The NFL announced last week that five players have been suspended for betting on sports contests. Three are suspended for at least a year. Three can resume playing in game seven of the upcoming season. Four of the players involved are with the Detroit Lions. The team has released two of them.
They aren’t the first. Last year the NFL suspended Calvin Ridley of the Atlanta Falcons for gambling.
The Detroit Lions reportedly (ESPN) organization has fired several staff members from various departments who also might have been gambling.
A few days before that announcement, Ohio residents began wagering on sports. The first bet was placed by former Cincinnati Reds baseball player Pete Rose, who has been banned from the Baseball Hall of Fame because of gambling. As baseball and other sports crawl farther under the covers with gamblers, are they creeping closer to admitting people such as Rose and Shoeless Joe Jackson to Halls of Fame? Will fans believe them as much as they once did that the answer is “no.”
One of those lobbying for sports wagering in Missouri has said it will enhance fan participation in the games.
Associated Press columnist Kyle Hightower, however, wonders if our pro sports teams are undermining public confidence in themselves, writing, “The incidents have driven a public conversation about the integrity of pro sports as legalized sports betting takes a greater hold in this country.”
He quotes Professor Declan Hill at the University of New Haven who says “Leagues are dancing with the devil. Here’s what happens. There’ll be one play that’s kind of weird and dubious and sports fans will start to do, ‘Was that legitimate?’ And then there’ll be another one. And another one and another one. And after a few years, the sports leagues will have a problem because their fundamental credibility is being debated by their fans.”
Hightower sees players becoming “ambassadors for gambling companies” by appearing in sports gambling advertisements and promotions.
Huge money is involved here—more than $220 billion since the U. S. Supreme Court legalized sports betting in 2018. Leagues already are providing official stats to the big gambling companies. Some fans already wonder how pure leagues can be when this kind of big money is involved. And the money is going to be even bigger.
Missouri is an island surrounded by states with sports betting. The industry is leaning hard on the Missouri legislature to end that status. So far, internal squabbling among gambling interests has frustrated sports wagering backers. But it seems inevitable that our lawmakers eventually will buckle.

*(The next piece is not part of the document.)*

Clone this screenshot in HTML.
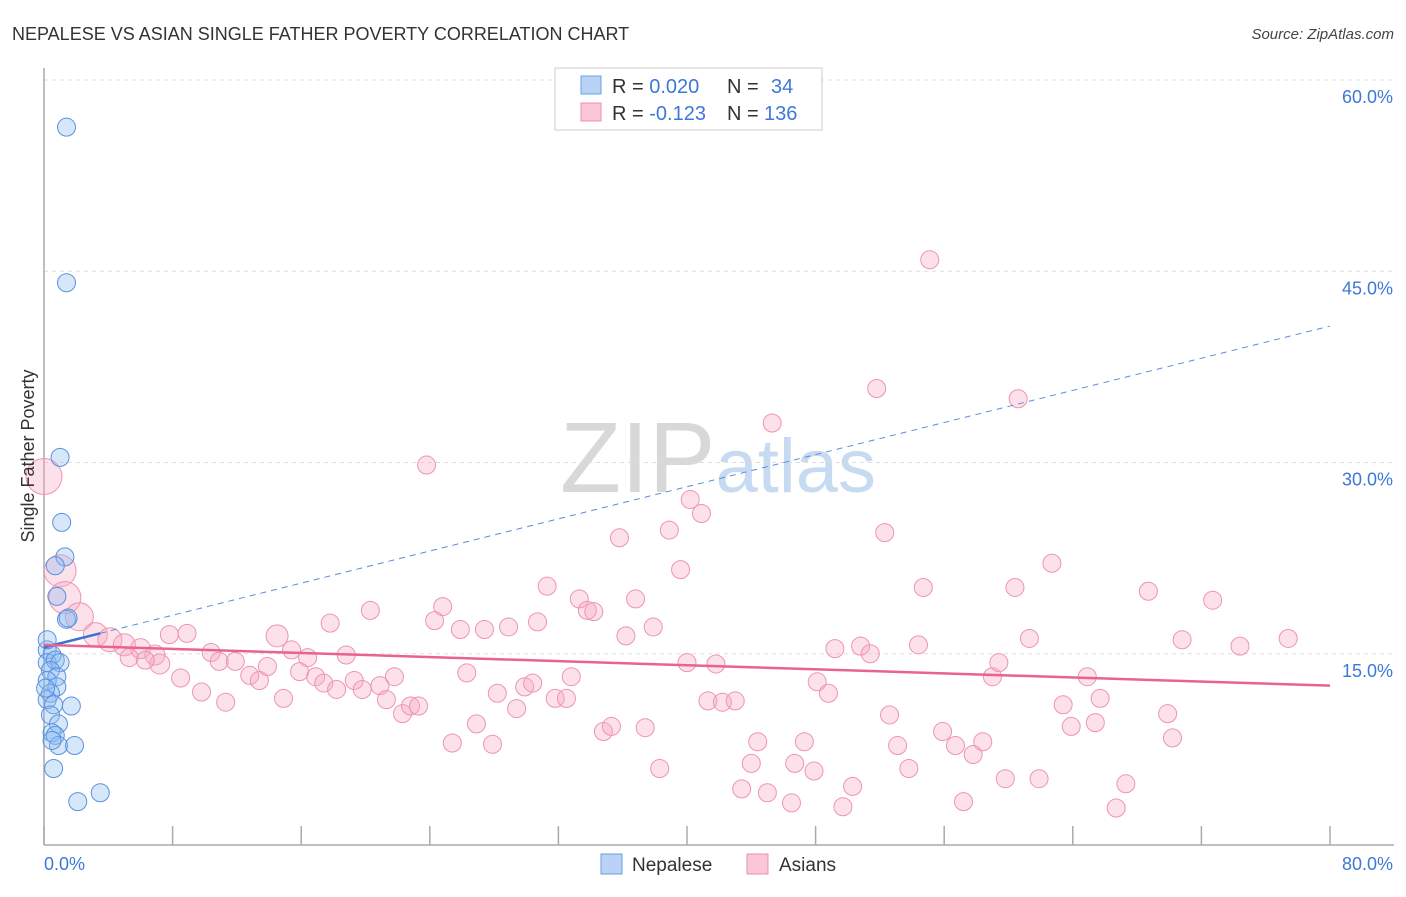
<!DOCTYPE html>
<html><head><meta charset="utf-8">
<style>
body{margin:0;background:#fff;font-family:"Liberation Sans",sans-serif;}
svg text{font-family:"Liberation Sans",sans-serif;}
</style></head>
<body>
<svg id="chart" width="1406" height="892" viewBox="0 0 1406 892" xmlns="http://www.w3.org/2000/svg">
<text x="12" y="40" font-size="18" fill="#333">NEPALESE VS ASIAN SINGLE FATHER POVERTY CORRELATION CHART</text>
<text x="1394" y="39" font-size="15" fill="#444" text-anchor="end" font-style="italic">Source: ZipAtlas.com</text>
<text x="718" y="492" font-size="100" text-anchor="middle" fill="#d8d8d8" font-family="Liberation Serif">ZIP<tspan fill="#c6daf2" font-family="Liberation Sans" font-size="76">atlas</tspan></text>
<g id="grid"></g>
<g id="axes"></g>
<g id="pts"></g>
<g id="trends"></g>
<text transform="translate(34,456) rotate(-90)" font-size="18" fill="#333" text-anchor="middle">Single Father Poverty</text>
<g>
<rect x="555" y="68" width="267" height="62" fill="#fff" stroke="#ccc"/>
<rect x="581" y="76" width="20" height="18" fill="#b9d3f4" stroke="#6a9fe3"/>
<rect x="581" y="103" width="20" height="18" fill="#f9c7d6" stroke="#ec8fae"/>
<text x="612" y="93" font-size="20" fill="#333">R = <tspan fill="#3d78d8">0.020</tspan><tspan x="727">N = </tspan><tspan fill="#3d78d8" x="771">34</tspan></text>
<text x="612" y="120" font-size="20" fill="#333">R = <tspan fill="#3d78d8">-0.123</tspan><tspan x="727">N = </tspan><tspan fill="#3d78d8" x="764">136</tspan></text>
</g>
<g>
<rect x="601" y="854" width="21" height="20" fill="#b9d3f4" stroke="#6a9fe3"/>
<text x="632" y="871" font-size="19" fill="#333">Nepalese</text>
<rect x="747" y="854" width="21" height="20" fill="#f9c7d6" stroke="#ec8fae"/>
<text x="779" y="871" font-size="19" fill="#333">Asians</text>
</g>
</svg>
<script>
const yTicks=[15,30,45,60];
const yTickLabels=["15.0%","30.0%","45.0%","60.0%"];
const xTicks=[0,8,16,24,32,40,48,56,64,72,80];
const xEndLabels=["0.0%","80.0%"];
const blueX=[1.4,1.4,1.0,1.1,1.3,0.7,0.8,1.4,1.5,0.2,0.5,0.2,0.7,1.0,0.4,0.8,0.2,0.8,0.4,0.2,0.6,1.7,0.4,0.9,0.5,0.7,0.9,1.9,0.6,2.1,3.5,0.2,0.1,0.5];
const blueY=[56.3,44.1,30.4,25.3,22.6,21.9,19.5,17.7,17.8,15.3,14.9,14.3,14.5,14.3,13.7,13.2,12.9,12.4,11.9,11.4,11.0,10.9,10.2,9.5,8.8,8.6,7.8,7.8,6.0,3.4,4.1,16.1,12.3,8.2];
const pinkX=[0,1.0,1.3,2.2,3.2,4.1,5.0,6.0,6.9,7.2,5.3,6.3,7.8,8.9,8.5,9.8,11.3,10.4,10.9,11.9,12.8,13.4,13.9,14.5,14.9,15.4,15.9,16.4,16.9,17.4,17.8,18.2,18.8,19.3,19.8,20.3,20.9,21.3,21.8,22.3,22.8,23.3,23.8,24.3,24.8,25.4,25.9,26.3,26.9,27.4,27.9,28.2,28.9,29.4,29.9,30.4,30.7,31.3,31.8,32.5,32.8,33.3,33.8,34.2,34.8,35.3,35.8,36.2,36.8,37.4,37.9,38.3,38.9,39.6,40.0,40.2,40.9,41.3,41.8,42.2,43.0,43.4,44.0,44.4,45.0,45.3,46.5,46.7,47.3,47.9,48.1,48.8,49.2,49.7,50.3,50.8,51.4,51.8,52.3,52.6,53.1,53.8,54.4,54.7,55.1,55.9,56.7,57.2,57.8,58.4,59.0,59.4,59.8,60.4,60.6,61.3,61.9,62.7,63.4,63.9,64.9,65.4,65.7,66.7,67.3,68.7,69.9,70.2,70.8,72.7,74.4,77.4];
const pinkY=[28.9,21.5,19.4,17.9,16.5,16.1,15.7,15.4,14.9,14.2,14.7,14.5,16.5,16.6,13.1,12.0,11.2,15.1,14.4,14.4,13.3,12.9,14.0,16.4,11.5,15.3,13.6,14.7,13.2,12.7,17.4,12.2,14.9,12.9,12.2,18.4,12.5,11.4,13.2,10.3,10.9,10.9,29.8,17.6,18.7,8.0,16.9,13.5,9.5,16.9,7.9,11.9,17.1,10.7,12.4,12.7,17.5,20.3,11.5,11.5,13.2,19.3,18.4,18.3,8.9,9.3,24.1,16.4,19.3,9.2,17.1,6.0,24.7,21.6,14.3,27.1,26.0,11.3,14.2,11.2,11.3,4.4,6.4,8.1,4.1,33.1,3.3,6.4,8.1,5.8,12.8,11.9,15.4,3.0,4.6,15.6,15.0,35.8,24.5,10.2,7.8,6.0,15.7,20.2,45.9,8.9,7.8,3.4,7.1,8.1,13.2,14.3,5.2,20.2,35.0,16.2,5.2,22.1,11.0,9.3,13.2,9.6,11.5,2.9,4.8,19.9,10.3,8.4,16.1,19.2,15.6,16.2];
const pinkWeight=[18,16,16,14,12,12,11,10,10,10,9,9,9,9,9,9,9,9,9,9,9,9,9,11];
const blueTrend=[15.5,40.7];
const pinkTrend=[15.7,12.5];

const X0=44,X1=1330,Y0=845,PXPER=(845-80)/60;
const sx=v=>X0+(v/80)*(X1-X0);
const sy=v=>Y0-v*PXPER;
const NS="http://www.w3.org/2000/svg";
function mk(tag,attrs,parent){const e=document.createElementNS(NS,tag);for(const k in attrs)e.setAttribute(k,attrs[k]);parent.appendChild(e);return e;}
const grid=document.getElementById('grid'),axes=document.getElementById('axes'),pts=document.getElementById('pts'),tr=document.getElementById('trends');
yTicks.forEach((t,i)=>{
  const l=mk('line',{x1:X0,x2:1394,y1:sy(t),y2:sy(t),stroke:'#ddd','stroke-dasharray':'4,4'},grid);
  
  
  const tx=mk('text',{x:1393,y:sy(t)+23,'font-size':18,fill:'#3d78d8','text-anchor':'end'},axes);
  tx.textContent=yTickLabels[i];
  
  
});
const yax=mk('line',{x1:X0,x2:X0,y1:68,y2:Y0,stroke:'#aaa','stroke-width':1.5},axes);


const xax=mk('line',{x1:X0,x2:1394,y1:Y0,y2:Y0,stroke:'#aaa','stroke-width':1.5},axes);


xTicks.forEach(t=>{
  const l=mk('line',{x1:sx(t),x2:sx(t),y1:826,y2:Y0,stroke:'#aaa','stroke-width':1.5},axes);
  
  
});
const xl0=mk('text',{x:44,y:870,'font-size':18,fill:'#3d78d8'},axes);xl0.textContent=xEndLabels[0];


const xl1=mk('text',{x:1393,y:870,'font-size':18,fill:'#3d78d8','text-anchor':'end'},axes);xl1.textContent=xEndLabels[1];


pinkX.forEach((v,i)=>{
  const c=mk('circle',{cx:sx(v),cy:sy(pinkY[i]),r:pinkWeight[i]||9,fill:'rgba(246,170,195,0.35)',stroke:'#ee94b2','stroke-width':1},pts);
  
  
});
blueX.forEach((v,i)=>{
  const c=mk('circle',{cx:sx(v),cy:sy(blueY[i]),r:9,fill:'rgba(140,185,240,0.35)',stroke:'#5a92de','stroke-width':1},pts);
  
  
});
const bAt=x=>blueTrend[0]+(blueTrend[1]-blueTrend[0])*x/80;
const bl=mk('line',{x1:sx(0),y1:sy(bAt(0)),x2:sx(3.5),y2:sy(bAt(3.5)),stroke:'#3a72d4','stroke-width':2.5},tr);


const bd=mk('line',{x1:sx(3.5),y1:sy(bAt(3.5)),x2:sx(80),y2:sy(bAt(80)),stroke:'#5a8fdc','stroke-width':1,'stroke-dasharray':'6,5'},tr);


const pl=mk('line',{x1:sx(0),y1:sy(pinkTrend[0]),x2:sx(80),y2:sy(pinkTrend[1]),stroke:'#e8638f','stroke-width':2.5},tr);


</script>
</body></html>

And what will happen to our trust in the games we watch when the fans’ “participation” in the games is “enhanced?”
Humans play these games and humans make mistakes and not always by accident. In the future fans might ask if a mistake really is a mistake? Every suspension for gambling chips away at confidence in The Game, whatever game it might be. What happens when we wonder if that error was accidental or that missed block was really just a miss; that the pass was not intentionally thrown an inch too high or too long or too short; that the goalie really did just miss that puck or that those two free throws that bounced off the rim could have gone in?
Our pro sports teams have spent decades emphasizing the integrity of their games. We worry that the lure of big money will erode the confidence we have as we watch from the games’ grandstand. How can we know?
How can we trust what we see?
It appears to be too late for such concerns to be prohibitive of gambling involvement in sports.
Hightower’s article concludes with a comment from Karol Corcoran, the general manager of FanDuel, one of the biggest online gambling operators, who says, “We’re in an ecosystem with customers, we’re the operators, with the leagues with our data providers. It’s important for all of us that we build together a sustainable industry. And being very careful about integrity is part of that.”
The fox is in the hen house. And it is talking about integrity.
We wish we could say we are comforted.
—-because the fox is always hungry.
We hope we can still love and trust our games five years, ten years, from now.